From 2012, since Heinz College of Information Systems and Public Policy launched the master’s program in Business Intelligence and Data Analytics (BIDA), the program has seen remarkable success. It was named as the top Analytics education program by INFORMS, the world’s largest industry and academic society, in 2016. This program was born, not out of Carnegie Mellon University’s business school, but rather from its School of Information Systems. The college believes that core computer science skills are a pre-requisite for competent data scientists. The College leadership team believed and industry partners validated, that data is usually incomplete, in disparate systems or just wrong so the ability to manipulate data to make it “analysis ready” is fundamental. In summary, Heinz College of Information Systems and Public Policy’s coursework imparts essential technical skills, which prepares students to glean clean insight in the messiest real-world conditions.

 

Exemplary Leadership

Jon Nehlsen is Associate Dean at Heinz College of Information Systems and Public Policy at Carnegie Mellon University.

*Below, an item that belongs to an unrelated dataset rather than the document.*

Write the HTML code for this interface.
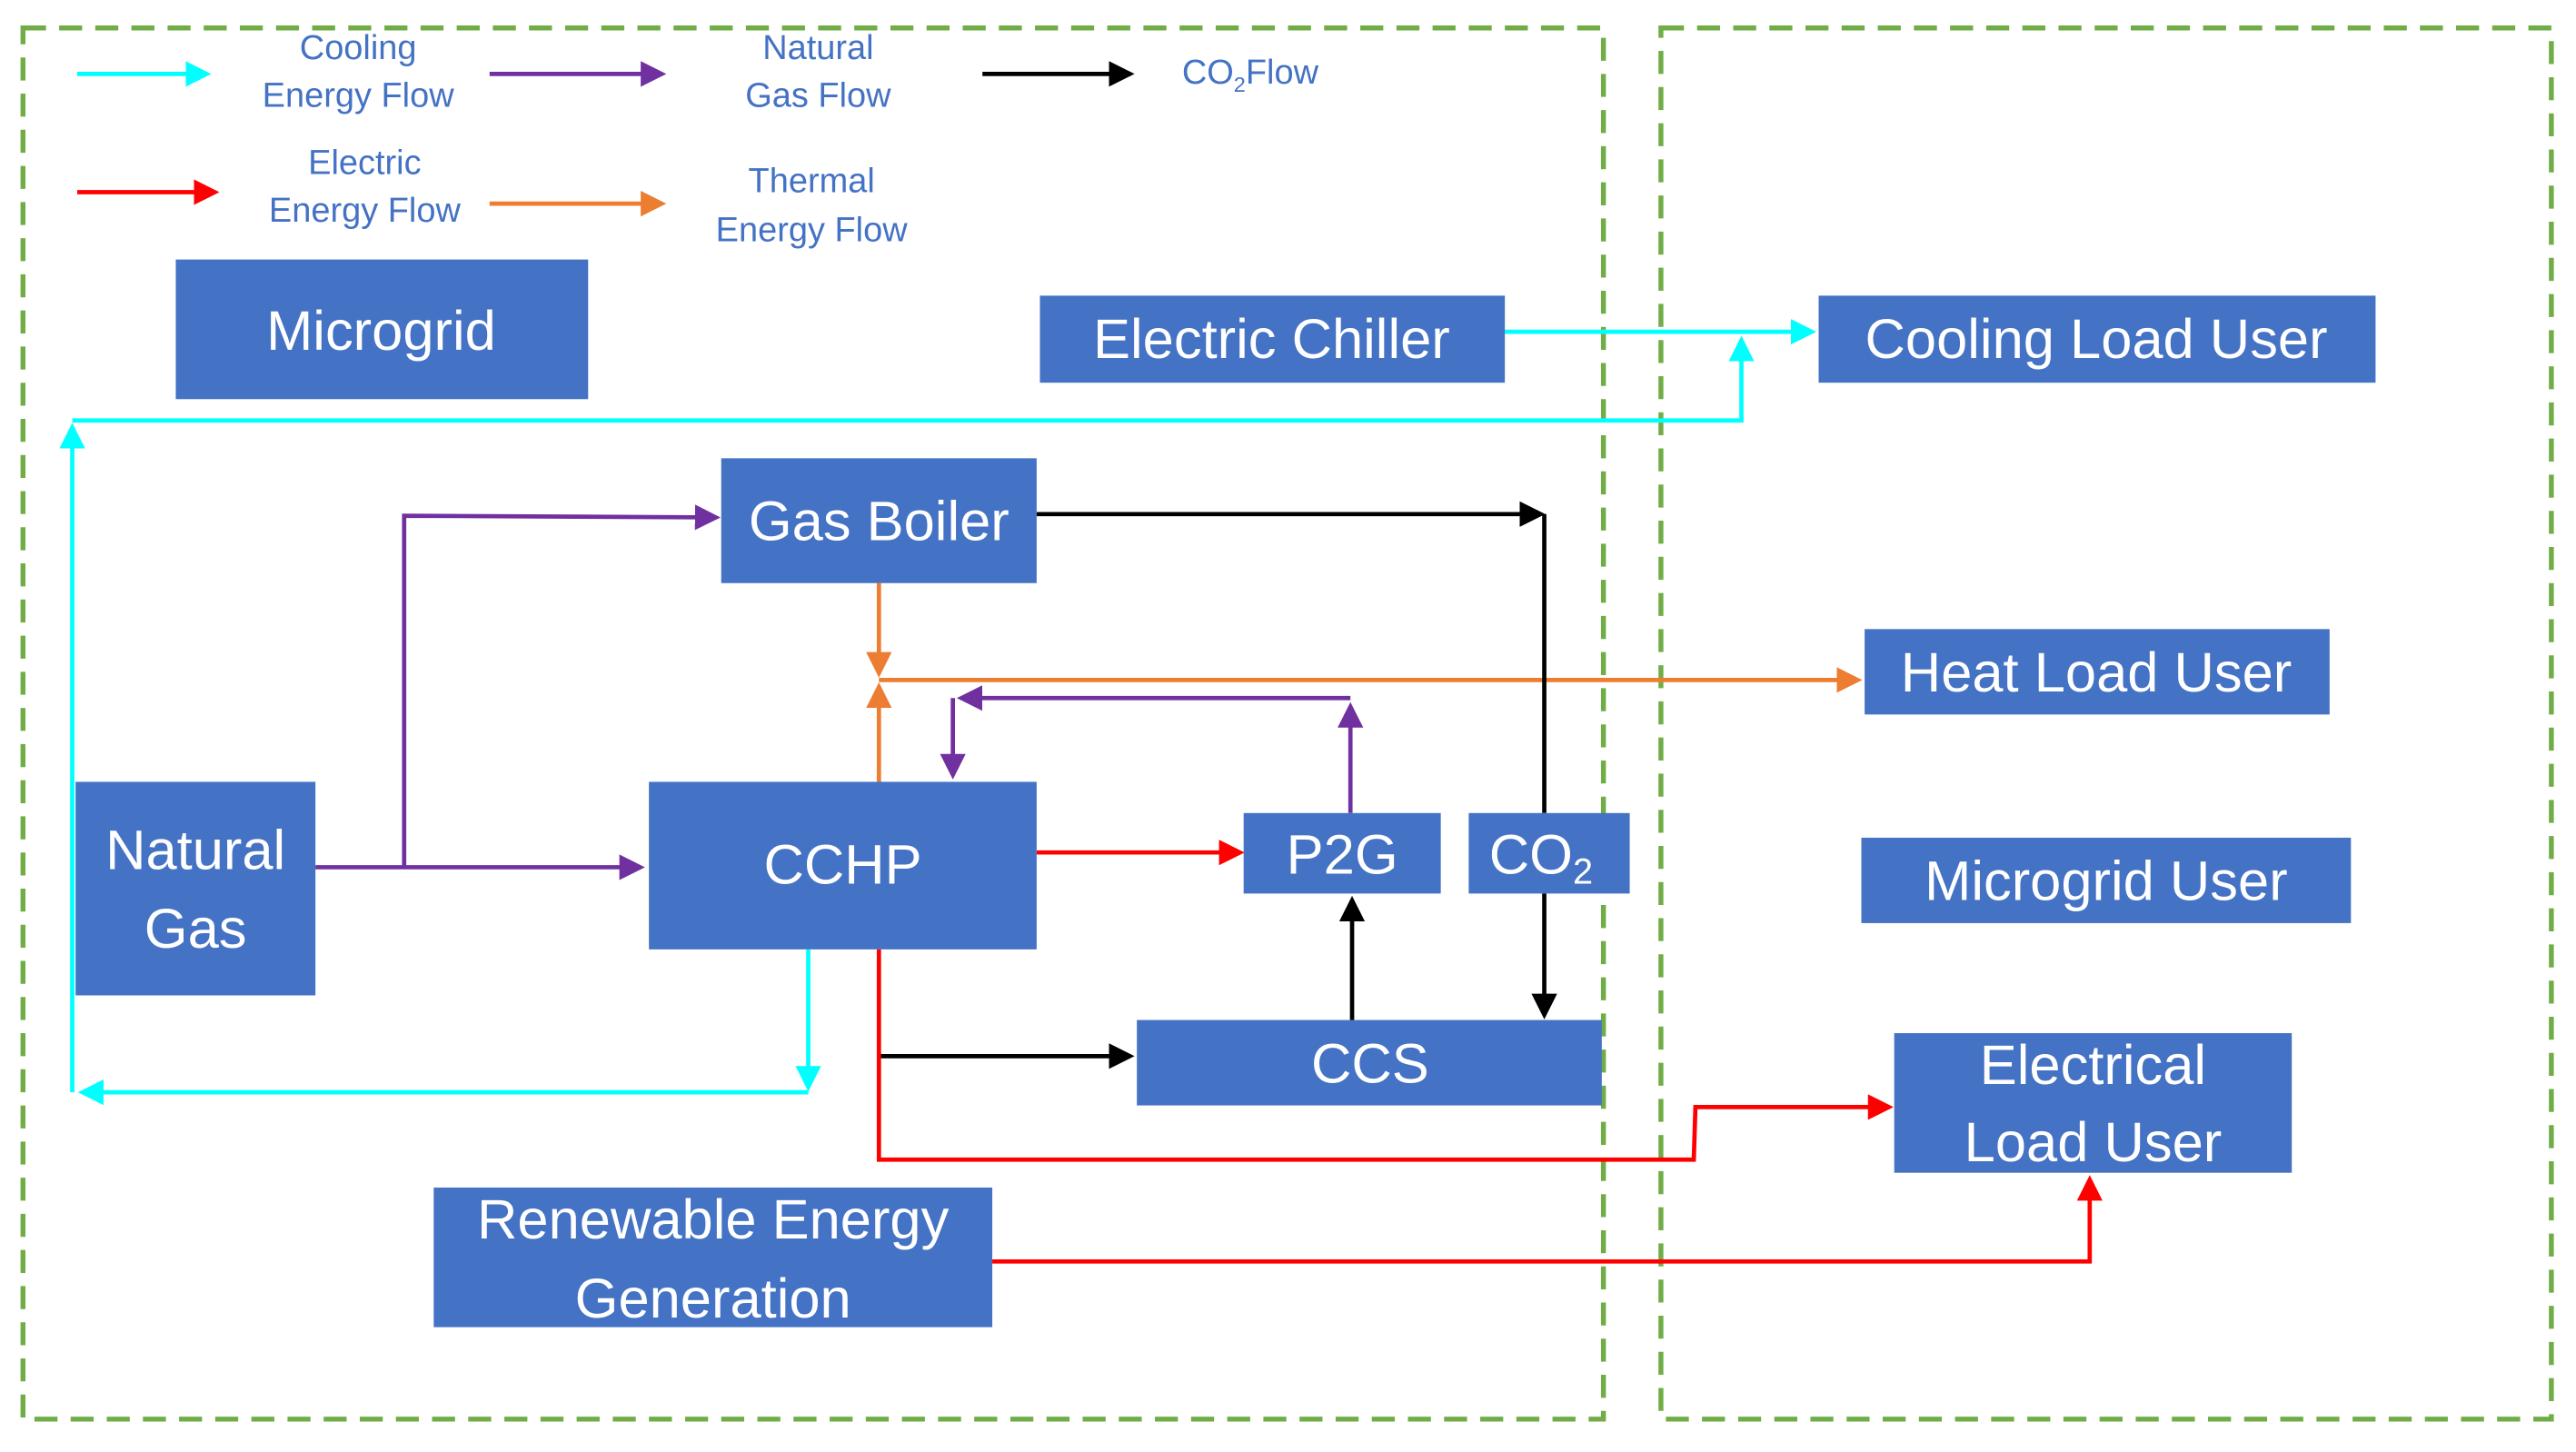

Jon is a graduate of the Heinz program described here and deployed those skills in Fortune 50 and government settings. He also holds an MBA degree from the Wharton School and a bachelor’s degree in Economics from Villanova University.

 

Creating Business Impact

Jon believes that AI and related technologies have become pervasive in business. Functionally, they have the power to impact HR processes, marketing, manufacturing, and finance. While there is some concern about AI replacing workers, the domain has seen some very exciting innovation in collaborative AI-driven technologies that boost human productivity. Robot exo-skeletons in manufacturing plants is an example. In this case, blue collar workers are assisted by technology to do jobs that are otherwise dull, dirty or dangerous. This is just one example, but there are many others, where AI-backed technologies are creating a business impact.  Heinz College of Information Systems and Public Policy has launched the Block Center for Technology and Society to study the broad impacts of AI on human work, both positive and negative.

 

Fostering an Advantageous Edge

 In executing a world-class analytics program, the college has a couple of natural advantages.   Many of the analytical technologies that are changing organizations have been invented or are being perfected at Carnegie Mellon University. The college’s programs have adjacency to that pioneering work. In addition, the educational approach is an advantage. Many students come to the Heinz College of Information Systems and Public Policy with some prior technical training. The college essentially extends those technical skills, but it is important that they do not start from zero. To that, deep coursework in analytics is added and topped up with management skills. Writing, speaking, negotiating skills, being able to tell stories effectively, and working cross-functionally are all of the essential inputs in the industry that is collaborated in the coursework curriculum. Finally, the students get a lot of practice. The college has been fortunate to count many of the finest and most recognizable companies in the world as its partners, providing practical experiences and projects to students. This presents students with the opportunity to know what it means to apply their skills long before they graduate.

 

Conquering Challenges for Academic Gains

 Jon foresees multiple challenges with AI and its future impacts. So-called “winner take all” markets in which a single business captures all of the economic value available has implications for workers and society. Pundits debate whether today’s dominant technology firms exhibit that characteristic but the inability of even very large firms to compete on search with Google suggest a strong possibility. Privacy and security are the other very weighty concerns. The trade-off between civil liberties and convenience is difficult for consumers to make optimally as the latter is plain and the former is conceptual and often distant. Greater data collection and connectivity (which enable analytics) also presents possibilities for cascading failures in physical and social infrastructure. In short, the efficiency and convenience offered by technology are not costless.

 

Achievements that Inspire

Heinz College of Information Systems and Public Policy is very proud that INFORMS, the world’s largest analytics society, has honored the college as the top education program in analytics with the George D. Smith Prize in 2016. But perhaps more important is that Heinz College of Information Systems and Public Policy’s program continues to grow tremendously each year, as do the number of opportunities and median salaries of its graduates. In 2014, the college launched a similar master’s program from its public policy school that teaches similar skills to students interested in working in public-oriented fields such as governments, think tanks and NGO’s. That program has enjoyed a similar trajectory as the other programmes.

 

Journey that Speaks More than Words

Jon asserts that the Heinz College of Information Systems and Public Policy is proud of its graduate students who are placed with fantastic jobs in the most notable companies in the world, with consistent salary growth and increased satisfaction levels. Jon concludes by adding that he and his teams are very pleased with where the coursework and the college are positioned.